# Spatone vs Ferrous Sulphate tablets



## helenie

Hiya,

I'm 31 weeks, and mildly anaemic so my doctor has prescribed iron sulphate 200mg 3 times a day. 

I'm not surprised to find out that I'm a bit iron deficient - I'm mostly veggie, and lately I've been quite sluggish and energyless, had trouble sleeping, and have had a mouth ulcer, which all fits in with that.

Before I had the Hb test, I had been trying a bit to make sure I got enough iron by eating spinach, and having the odd spatone sachet every now and again (not every day, not even every other day, just sometimes.)

I've read on the boards here that spatone is more easily absorbed than the tablets, and doesn't tend have the same side effects of getting constipated, so now that I'm diagnosed with low iron, I was considering sticking with spatone, but taking it e.g. 2 sachets every day, as suggested (on Spatone's FAQ) for 2nd and 3rd trimesters.

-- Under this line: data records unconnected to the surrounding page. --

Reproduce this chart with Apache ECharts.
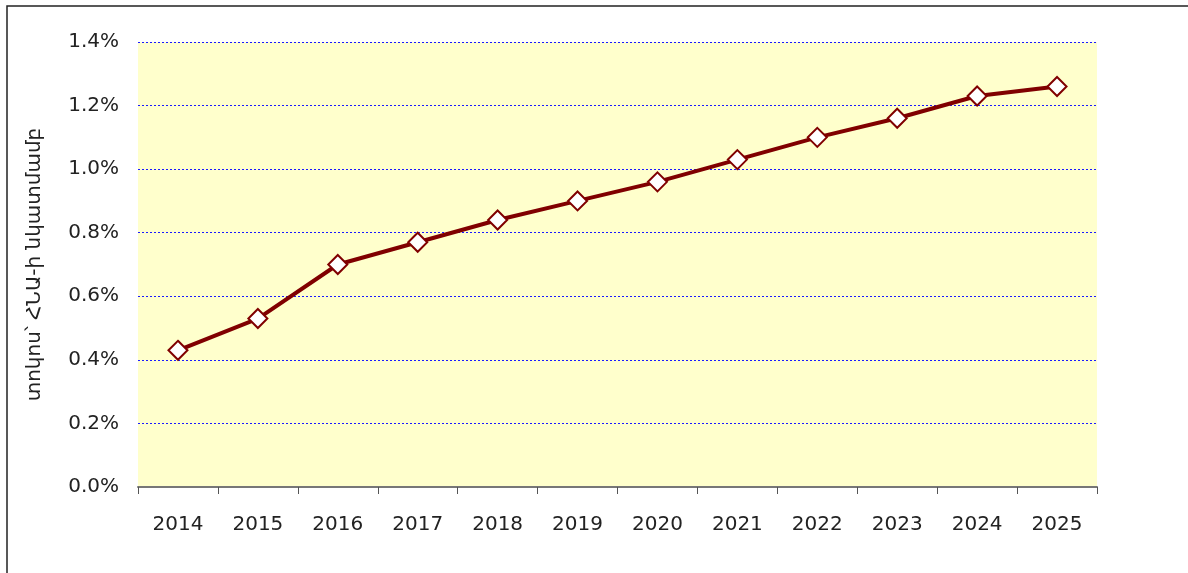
<!DOCTYPE html>
<html>
<head>
<meta charset="utf-8">
<script src="https://cdn.jsdelivr.net/npm/echarts@6/dist/echarts.min.js"></script>
<style>
  html, body { margin: 0; padding: 0; background: #ffffff; }
  #chart { width: 1188px; height: 573px; }
</style>
</head>
<body>
<div id="chart"></div>
<script>
// տարիներ
var years = ["2014", "2015", "2016", "2017", "2018", "2019", "2020", "2021", "2022", "2023", "2024", "2025"];
// տոկոս ՀՆԱ-ի նկատմամբ
var shareOfGdp = [0.43, 0.53, 0.70, 0.77, 0.84, 0.90, 0.96, 1.03, 1.10, 1.16, 1.23, 1.26];
var yAxisTitle = "տոկոս՝ ՀՆԱ-ի նկատմամբ";

var chart = echarts.init(document.getElementById("chart"));

var option = {
  backgroundColor: "#ffffff",
  animation: false,
  textStyle: { fontFamily: "DejaVu Sans" },
  graphic: [
    {
      type: "rect",
      shape: { x: 7, y: 6, width: 1300, height: 700 },
      style: { fill: "none", stroke: "#222222", lineWidth: 1.5 },
      silent: true
    }
  ],
  grid: {
    left: 138,
    right: 91,
    top: 42,
    bottom: 86,
    show: true,
    backgroundColor: "#ffffcc",
    borderWidth: 0
  },
  xAxis: {
    type: "category",
    data: years,
    boundaryGap: true,
    axisLine: { lineStyle: { color: "#777777", width: 2 } },
    axisTick: { show: true, length: 7, lineStyle: { color: "#555555", width: 1 } },
    axisLabel: { color: "#222222", fontSize: 20, margin: 28 },
    splitLine: { show: false }
  },
  yAxis: {
    type: "value",
    min: 0,
    max: 1.4,
    interval: 0.2,
    name: yAxisTitle,
    nameLocation: "middle",
    nameGap: 93,
    nameRotate: 90,
    nameTextStyle: { color: "#222222", fontSize: 20, fontFamily: "DejaVu Sans" },
    axisLine: { show: false },
    axisTick: { show: false },
    axisLabel: {
      color: "#222222",
      fontSize: 20,
      margin: 19,
      padding: [4, 0, 0, 0],
      formatter: function (v) { return v.toFixed(1) + "%"; }
    },
    splitLine: {
      lineStyle: { color: "#1a1aff", width: 1, type: [2, 2] } // կապույտ կետագծեր
    }
  },
  series: [
    {
      type: "line",
      data: shareOfGdp,
      symbol: "diamond",
      symbolSize: 19,
      lineStyle: { color: "#800000", width: 4 },
      itemStyle: { color: "#ffffff", borderColor: "#800000", borderWidth: 2 },
      z: 5
    }
  ]
};

chart.setOption(option);
</script>
</body>
</html>
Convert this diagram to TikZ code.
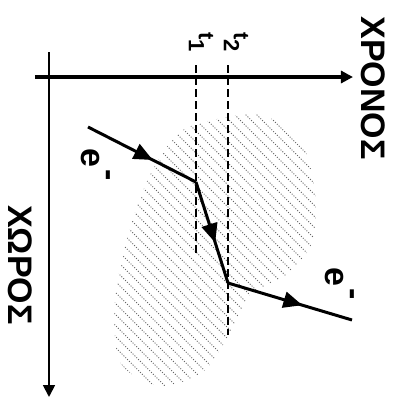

I was wondering whether the two methods would give roughly the same amount of iron, so I checked the amounts of iron on the package, and got the following figures:

One 200 mg tablet of iron sulphate contains 65 mg of actual iron. 
So Three x 200 mg tablet of iron sulphate contains 195 mg of actual iron.

One sachet of spatone contains 5 mg of iron. 
So Two sachets of spatone contain 10 mg of iron.

Looks like there's a lot more iron in the tablet method - twenty times more in fact.

So is it better to stick with the tablets? Or does the improved absorbtion of the spatone mean that its enough to take the spatone?

Thanks,
Helen


----------



## mazv

Hi Helen,

Generally speaking iron tablets have a relatively poor absorption so it's hard to say exactly how much you would get from a dose, but 3 tablets a day will give more iron than Spatone. Just not sure how much more. It is fair to say that Spatone is a lot less constipating so might be easier to take. Only way to know for sure if it's working is to go for repeat bloods and check if iron levels are coming back up (or clincically you should start to feel less tired etc..)

I'd be inclined to take the tablets for a few weeks to get levels back up and then maybe switch to Spatone for prophylaxsis to keep your levels up.

Hope you feel better soon
Maz x


----------



## helenie

Hiya Maz, thanks for the advice. OK, I'll take the tablets (that reminds me, better have one now), until I'm back to normal and then go back to spatone, thanks, Helen


----------